Matrix Multiplication on SYCL using 2D std::vector

1.5k views Asked by At

I'm new to SYCL and C++. This is my kernel for simple matrix multiplication using 2D std::vector.


void MatrixMulParallel(queue& q, 
    const std::vector<std::vector<double>>& a_host,
    const std::vector<std::vector<double>>& b_host,
    std::vector<std::vector<double>>& c_gpu) {
    /*
        To Multiply: C[M][P] = A[M][N] * B[N][P]
    */
    PROFILE_FUNCTION();
    try {
        size_t M = a_host.size();
        size_t N = a_host[0].size();
        size_t P = b_host[0].size();
        // Create device buffers for A, B, C
        buffer a(a_host.data(), range<2>{M, N});
        buffer b(b_host.data(), range<2>{N, P});
        buffer c(c_gpu.data(), range<2>{M, P});

        PROFILE_SCOPE("Starting Multiply on GPU");
        std::cout << "GPU::Multiplying A and B into C.\n";
        auto e = q.submit([&](handler& h) {

            auto A = a.get_access<access::mode::read>(h);
            auto B = b.get_access<access::mode::read>(h);
            auto C = c.get_access<access::mode::write>(h);

            h.parallel_for(range<2>{M, P}, [=](id<2> index) {
                // index[0] allows accessing ROW index, index[1] is column index
                
                int row = index[0];
                int col = index[1];
                auto sum = 0.0;
                for (int i = 0; i < N; i++)
                    sum += A[row][i] * B[i][col]; // Error #1
                C[index] = sum; // Error #2
                });
            });
        e.wait();
    }
    catch (sycl::exception const& e) {
        std::cout << "An exception is caught while multiplying matrices.\n";
        terminate();
    }
}

I get two errors, indicated along the lines:

  1. Error #1: invalid operands to binary expression ('const std::vector<double, std::allocator<double>>' and 'const std::vector<double, std::allocator<double>>')
  2. Error #2: no viable overloaded '='

I tried looking for errors similar to invalid operands for binary expression (...), but none of them seem to help debug my specific case. Maybe because this ain't beginner-friendly.

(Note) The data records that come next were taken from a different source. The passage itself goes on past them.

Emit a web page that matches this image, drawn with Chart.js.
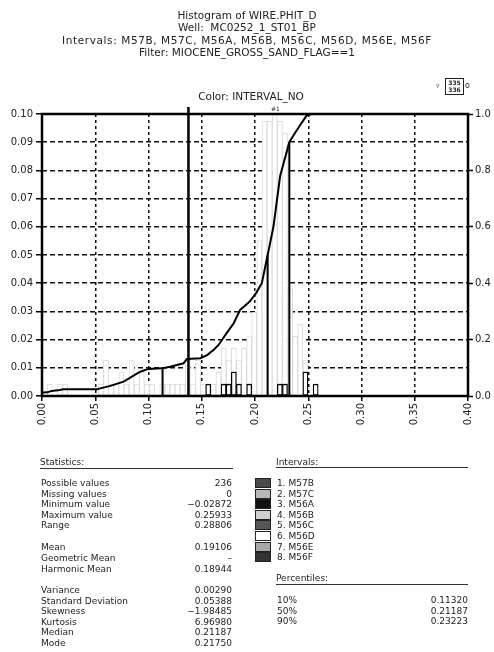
<!DOCTYPE html>
<html>
<head>
<meta charset="utf-8">
<script src="https://cdn.jsdelivr.net/npm/chart.js@4.4.0/dist/chart.umd.min.js"></script>
<style>
  body { margin: 0; background: #fff; font-family: "DejaVu Sans", sans-serif; color: #222; }
  #wrap { position: relative; width: 494px; height: 652px; overflow: hidden; }
  #chart { position: absolute; left: 0; top: 0; }
  .t { position: absolute; white-space: nowrap; font-size: 9px; line-height: 10px; }
  .c { left: 0; width: 494px; text-align: center; font-size: 10.5px; line-height: 12px; }
  .r { text-align: right; }
  .rule { position: absolute; height: 0; border-top: 1.5px solid #333; }
  .sw { position: absolute; left: 255px; width: 16px; height: 10px; border: 1px solid #222; box-sizing: border-box; }
</style>
</head>
<body>
<div id="wrap">
  <canvas id="chart" width="494" height="652"></canvas>

  <div class="t c" style="top:9px">Histogram of WIRE.PHIT_D</div>
  <div class="t c" style="top:21px">Well:&nbsp; MC0252_1_ST01_BP</div>
  <div class="t c" style="top:34px; letter-spacing:0.6px">Intervals: M57B, M57C, M56A, M56B, M56C, M56D, M56E, M56F</div>
  <div class="t c" style="top:46px">Filter: MIOCENE_GROSS_SAND_FLAG==1</div>
  <div class="t c" style="top:90px; left:4px">Color: INTERVAL_NO</div>

  <div class="t" style="left:436px; top:81px; font-size:7px">&#9663;</div>
  <div class="t" style="left:445px; top:78px; width:17px; height:15px; border:1px solid #222; font-size:6px; line-height:7px; text-align:center; font-weight:bold">335<br>336</div>
  <div class="t" style="left:465px; top:81px; font-size:8px">o</div>
  <div class="t" style="left:271px; top:104px; font-size:6px">#1</div>

  <div id="stats"></div>
</div>

<script>
// bin centres of the 60-bin histogram (only bins inside the 0.00 - 0.40 window)
const binCenters = [
  0.00249, 0.00729, 0.01209, 0.01689, 0.02169, 0.02649, 0.03129, 0.03609, 0.04089, 0.04570,
  0.05050, 0.05530, 0.06010, 0.06490, 0.06970, 0.07450, 0.07930, 0.08410, 0.08890, 0.09371,
  0.09851, 0.10331, 0.10811, 0.11291, 0.11771, 0.12251, 0.12731, 0.13211, 0.13691, 0.14172,
  0.14652, 0.15132, 0.15612, 0.16092, 0.16572, 0.17052, 0.17532, 0.18012, 0.18492, 0.18973,
  0.19453, 0.19933, 0.20413, 0.20893, 0.21373, 0.21853, 0.22333, 0.22813, 0.23293, 0.23774,
  0.24254, 0.24734, 0.25214, 0.25694
];
// frequency of the pale-outlined intervals (stacked on top)
const paleFreq = [
  0, 0.0042, 0, 0.0042, 0.0042, 0, 0, 0, 0, 0,
  0, 0.0042, 0.0127, 0.0042, 0.0042, 0.0085, 0.0042, 0.0127, 0.0042, 0.0085,
  0.0042, 0.0042, 0, 0.0042, 0.0042, 0.0042, 0.0042, 0.0042, 0.0127, 0.0042,
  0.0127, 0.0042, 0, 0.0042, 0.0085, 0.0127, 0.0085, 0.0085, 0.0085, 0.0169,
  0.0169, 0.0297, 0.0551, 0.0975, 0.0975, 0.1441, 0.0932, 0.0890, 0.0381, 0.0212,
  0.0254, 0.0042, 0, 0
];
// frequency of the black-outlined interval (bottom of the stack)
const darkFreq = [
  0, 0, 0, 0, 0, 0, 0, 0, 0, 0,
  0, 0, 0, 0, 0, 0, 0, 0, 0, 0,
  0, 0, 0, 0, 0, 0, 0, 0, 0, 0,
  0, 0, 0.0042, 0, 0, 0.0042, 0.0042, 0.0085, 0.0042, 0,
  0.0042, 0, 0, 0, 0, 0, 0.0042, 0.0042, 0, 0,
  0, 0.0085, 0, 0.0042
];

// cumulative curve (right axis)
const cdfPhi = [
  0.000, 0.005, 0.009, 0.015, 0.020, 0.052, 0.0547, 0.0641, 0.0700, 0.0766,
  0.0829, 0.0922, 0.0998, 0.1126, 0.1204, 0.1329, 0.1360, 0.1486, 0.1550, 0.1610,
  0.1660, 0.1700, 0.1750, 0.1800, 0.1860, 0.1900, 0.1950, 0.2010, 0.2064, 0.2119,
  0.2173, 0.2236, 0.2322, 0.2380, 0.2423, 0.2486, 0.2533, 0.2593
];
const cdfFrac = [
  0.012, 0.013, 0.018, 0.020, 0.024, 0.024, 0.027, 0.036, 0.043, 0.051,
  0.065, 0.086, 0.096, 0.098, 0.104, 0.116, 0.131, 0.134, 0.145, 0.163,
  0.182, 0.205, 0.232, 0.258, 0.305, 0.318, 0.335, 0.365, 0.400, 0.500,
  0.600, 0.780, 0.900, 0.935, 0.960, 0.995, 1.000, 1.000
];

const percentileLevels = [0.10, 0.50, 0.90];
const percentileValues = [0.11320, 0.21187, 0.23223];
const percentileNames = ["10%", "50%", "90%"];
const cutoffPhi = 0.1375;

const xTickValues = [0, 0.05, 0.10, 0.15, 0.20, 0.25, 0.30, 0.35, 0.40];
const yTickValues = [0, 0.01, 0.02, 0.03, 0.04, 0.05, 0.06, 0.07, 0.08, 0.09, 0.10];
const y2TickValues = [0, 0.2, 0.4, 0.6, 0.8, 1.0];

const statNames = ["Possible values", "Missing values", "Minimum value", "Maximum value", "Range",
  "Mean", "Geometric Mean", "Harmonic Mean",
  "Variance", "Standard Deviation", "Skewness", "Kurtosis", "Median", "Mode"];
const statValues = ["236", "0", "\u22120.02872", "0.25933", "0.28806",
  "0.19106", "\u2013", "0.18944",
  "0.00290", "0.05388", "\u22121.98485", "6.96980", "0.21187", "0.21750"];
const statRows = [483, 493.5, 504, 514.5, 525, 547, 558, 568.5, 590, 600.5, 611, 621.5, 632, 642.5];

const intervalNames = ["1. M57B", "2. M57C", "3. M56A", "4. M56B", "5. M56C", "6. M56D", "7. M56E", "8. M56F"];
const intervalSwatch = ["#4a4a4a", "#b8b8b8", "#111", "#d0d0d0", "#555", "#fff", "#a8a8a8", "#333"];

// ---- text panels below the plot
const stats = document.getElementById("stats");
function addText(txt, left, top, cls, extra) {
  const d = document.createElement("div");
  d.className = "t " + (cls || "");
  d.textContent = txt;
  d.style.left = left + "px";
  d.style.top = top + "px";
  if (extra) Object.assign(d.style, extra);
  stats.appendChild(d);
}
function addRule(left, top, width) {
  const d = document.createElement("div");
  d.className = "rule";
  d.style.left = left + "px";
  d.style.top = top + "px";
  d.style.width = width + "px";
  stats.appendChild(d);
}

addText("Statistics:", 40, 457);
addRule(40, 468, 193);
statNames.forEach((n, i) => {
  addText(n, 41, statRows[i] - 5);
  addText(statValues[i], 132, statRows[i] - 5, "r", { width: "100px" });
});

addText("Intervals:", 276, 457);
addRule(276, 467, 192);
intervalNames.forEach((n, i) => {
  const top = 478 + i * 10.6;
  const s = document.createElement("div");
  s.className = "sw";
  s.style.top = top + "px";
  s.style.background = intervalSwatch[i];
  stats.appendChild(s);
  addText(n, 277, top);
});

addText("Percentiles:", 276, 573);
addRule(276, 584, 192);
percentileNames.forEach((n, i) => {
  const top = 595 + i * 10.5;
  addText(n, 277, top);
  addText(percentileValues[i].toFixed(5), 368, top, "r", { width: "100px" });
});

// ---- chart
const framePlugin = {
  id: "frame",
  afterDatasetsDraw(chart) {
    const { ctx, chartArea: a } = chart;
    ctx.save();
    ctx.lineWidth = 2.5;
    ctx.strokeStyle = "#000";
    ctx.strokeRect(a.left, a.top, a.right - a.left, a.bottom - a.top);
    ctx.restore();
  },
};

const tickFont = { family: "DejaVu Sans", size: 10 };

new Chart(document.getElementById("chart"), {
  type: "bar",
  data: {
    datasets: [
      {
        type: "line",
        label: "Cumulative",
        data: cdfPhi.map((x, i) => ({ x, y: cdfFrac[i] })),
        yAxisID: "y2",
        borderColor: "#000",
        borderWidth: 2,
        pointRadius: 0,
        tension: 0,
        order: 0,
      },
      ...percentileValues.map((p, i) => ({
        type: "line",
        label: percentileNames[i],
        data: [{ x: p, y: 0 }, { x: p, y: percentileLevels[i] }],
        yAxisID: "y2",
        borderColor: "#000",
        borderWidth: 2,
        pointRadius: 0,
        order: 0,
      })),
      {
        type: "line",
        label: "Cutoff",
        data: [{ x: cutoffPhi, y: 0 }, { x: cutoffPhi, y: 1.025 }],
        yAxisID: "y2",
        borderColor: "#000",
        borderWidth: 2.5,
        pointRadius: 0,
        clip: false,
        order: 0,
      },
      {
        label: "M56D",
        data: binCenters.map((x, i) => ({ x, y: darkFreq[i] })),
        yAxisID: "y",
        backgroundColor: "#fff",
        borderColor: "#000",
        borderWidth: 1.3,
        borderSkipped: false,
        barPercentage: 1,
        categoryPercentage: 1,
        order: 1,
      },
      {
        label: "Other intervals",
        data: binCenters.map((x, i) => ({ x, y: paleFreq[i] })),
        yAxisID: "y",
        backgroundColor: "#fff",
        borderColor: "#dadada",
        borderWidth: 1,
        borderSkipped: false,
        barPercentage: 1,
        categoryPercentage: 1,
        order: 2,
      },
    ],
  },
  options: {
    responsive: false,
    devicePixelRatio: 1,
    animation: false,
    layout: { padding: { left: 0, right: 0, top: 114, bottom: 212 } },
    plugins: { legend: { display: false }, tooltip: { enabled: false } },
    scales: {
      x: {
        type: "linear",
        min: 0,
        max: 0.4,
        offset: false,
        stacked: true,
        afterBuildTicks: (s) => { s.ticks = xTickValues.map((v) => ({ value: v })); },
        afterFit: (s) => { s.height = 44; },
        grid: { offset: false, color: "#111", lineWidth: 1.5, tickLength: 5, tickWidth: 1.5, tickColor: "#000" },
        border: { display: false, dash: [3, 3] },
        ticks: {
          minRotation: 90,
          maxRotation: 90,
          padding: 2,
          color: "#222",
          font: tickFont,
          callback: (v) => v.toFixed(2),
        },
      },
      y: {
        position: "left",
        min: 0,
        max: 0.1,
        stacked: true,
        afterBuildTicks: (s) => { s.ticks = yTickValues.map((v) => ({ value: v })); },
        afterFit: (s) => { s.width = 42; },
        grid: { color: "#111", lineWidth: 1.5, tickLength: 6, tickWidth: 1.5, tickColor: "#000" },
        border: { display: false, dash: [5, 3] },
        ticks: { padding: 3, color: "#222", font: tickFont, callback: (v) => v.toFixed(2) },
      },
      y2: {
        position: "right",
        min: 0,
        max: 1,
        afterBuildTicks: (s) => { s.ticks = y2TickValues.map((v) => ({ value: v })); },
        afterFit: (s) => { s.width = 26; },
        grid: { drawOnChartArea: false, tickLength: 5, tickWidth: 1.5, tickColor: "#000" },
        border: { display: false },
        ticks: { padding: 2, color: "#222", font: tickFont, callback: (v) => v.toFixed(1) },
      },
    },
  },
  plugins: [framePlugin],
});
</script>
</body>
</html>
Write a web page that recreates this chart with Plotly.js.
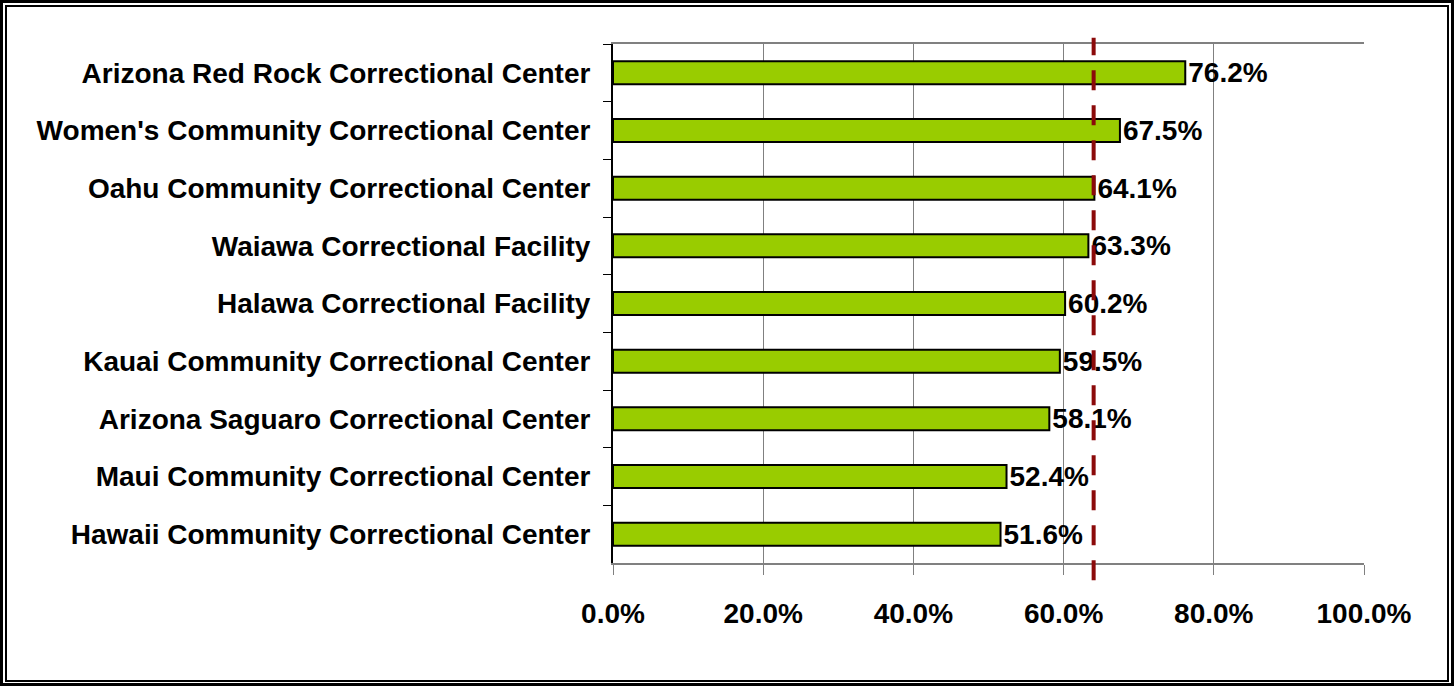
<!DOCTYPE html>
<html>
<head>
<meta charset="utf-8">
<script src="https://cdn.plot.ly/plotly-3.0.1.min.js"></script>
<style>
  body { margin: 0; background: #fff; }
  #wrap { position: relative; width: 1454px; height: 686px; }
  #plot { position: absolute; left: 0; top: 0; width: 1454px; height: 686px; }
  .frame { position: absolute; box-sizing: border-box; border: solid #000; pointer-events: none; }
  #outer { left: 0; top: 0; width: 1454px; height: 686px; border-width: 3px; }
  #inner { left: 5px; top: 5px; width: 1444px; height: 677px; border-width: 2px; }
</style>
</head>
<body>
<div id="wrap">
  <div id="plot"></div>
  <div id="outer" class="frame"></div>
  <div id="inner" class="frame"></div>
</div>
<script>
// facilities, top to bottom as in the chart
const facilities = [
    'Arizona Red Rock Correctional Center',
    "Women's Community Correctional Center",
    'Oahu Community Correctional Center',
    'Waiawa Correctional Facility',
    'Halawa Correctional Facility',
    'Kauai Community Correctional Center',
    'Arizona Saguaro Correctional Center',
    'Maui Community Correctional Center',
    'Hawaii Community Correctional Center'
];
const rates = [76.2, 67.5, 64.1, 63.3, 60.2, 59.5, 58.1, 52.4, 51.6];
const average = 64.0; // dashed reference line
const xTicks = [0, 20, 40, 60, 80, 100];
const xTickLabels = ['0.0%', '20.0%', '40.0%', '60.0%', '80.0%', '100.0%'];

const bold = { family: 'Liberation Sans, Arial, sans-serif', size: 28, color: '#000', weight: 'bold' };

let bars = {
    type: 'bar',
    orientation: 'h',
    x: rates,
    y: facilities,
    text: rates.map(v => v.toFixed(1) + '%'),
    textposition: 'outside',
    constraintext: 'none',
    textfont: bold,
    cliponaxis: false,
    marker: {
        color: '#99cc00',
        line: { color: '#000', width: 2 }
    },
    hoverinfo: 'none'
};

const layout = {
    width: 1454,
    height: 686,
    margin: { l: 613, r: 90, t: 44, b: 123 },
    paper_bgcolor: '#fff',
    plot_bgcolor: '#fff',
    showlegend: false,
    bargap: 0.6,
    font: bold,
    xaxis: {
        range: [0, 100],
        tickvals: xTicks,
        ticktext: xTickLabels,
        showgrid: true,
        gridcolor: '#808080',
        gridwidth: 1,
        zeroline: false,
        showline: true,
        mirror: true,
        linecolor: '#808080',
        linewidth: 2,
        ticks: 'outside',
        ticklen: 10,
        tickcolor: '#808080',
        tickfont: bold,
        ticklabelstandoff: 14
    },
    yaxis: {
        autorange: 'reversed',
        showgrid: false,
        zeroline: false,
        showline: true,
        linecolor: '#000',
        linewidth: 2,
        ticks: 'outside',
        tickson: 'boundaries',
        ticklen: 8,
        tickcolor: '#000',
        tickfont: bold,
        ticklabelstandoff: 15
    },
    shapes: [{
        type: 'line',
        xref: 'x', yref: 'paper',
        x0: average, x1: average,
        y0: -0.033, y1: 1.012,
        line: { color: '#8b0a0a', width: 4, dash: '20px,15px' }
    }]
};

Plotly.newPlot('plot', [bars], layout, { displayModeBar: false, staticPlot: true });
</script>
</body>
</html>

From what I understood so far, a_host.data() shows a return type std::vector<double> (shouldn't it be std::vector< std::vector<double> >?).

I have tried using std::array with statically known sizes, and it works.

How can I make this work using 2D std::vector?

Any help would be appreciated.

2

There are 2 answers

0
Karan Shah On BEST ANSWER

A 2D std::vector<std::vector<T>> does not have elements stored contiguously in the memory.

A better way around would be to declare std::vector<T> with sizes M*N, i.e. linear arrays, and operate on them as contiguous blocks.

Since the destination vector C, is supposed to be 2D, create a kernel that indexes in both rows and cols. SYCL index actually fills up in linearly-accessible memory blocks.

Here's what I did to make it work using std::vector:

template <typename T>
void MatrixMulParallelNaive(queue& q, 
    const std::vector<T>& a_host,
    const std::vector<T>& b_host,
    std::vector<T>& c_gpu) {
    /*
        To Multiply: C[M][P] = A[M][N] * B[N][P]
    */
    PROFILE_FUNCTION();
    try {
        
        buffer<double, 1> a(a_host.data(), range<1>{a_host.size()}); // 1D
        buffer<double, 1> b(b_host.data(), range<1>{b_host.size()}); // 1D
        buffer<double, 2> c(c_gpu.data(), range<2>{M, P}); // Create 2D buffer
        PROFILE_SCOPE("Starting Multiply on GPU");
        std::cout << "GPU::Multiplying A and B into C.\n";
        auto e = q.submit([&](handler& h) {

            auto A = a.get_access<access::mode::read>(h);
            auto B = b.get_access<access::mode::read>(h);
            auto C = c.get_access<access::mode::write>(h);
            
            h.parallel_for(range<2>{M, P}, [=](id<2> index) {
                // Threading index that iterates over C.
                int row = index[0];
                int col = index[1];
                auto sum = 0.0;
                // Compute result of ONE element of C
                for (int i = 0; i < N; i++)
                    sum += A[row * M + i] * B[i * N + col];
                C[index] = sum;
                });
            });
        e.wait();
    }
    catch (sycl::exception const& e) {
        std::cout << "An exception is caught while multiplying matrices.\n";
        terminate();
    }
}


0
Ronan Keryell On

More generally, avoid non compact data structure when doing HPC. It is less friendly for the memory hierarchy than contiguous array elements and the initialization is complex. Use instead things similar to md_span and md_array (basically Fortran arrays on steroids :-) ).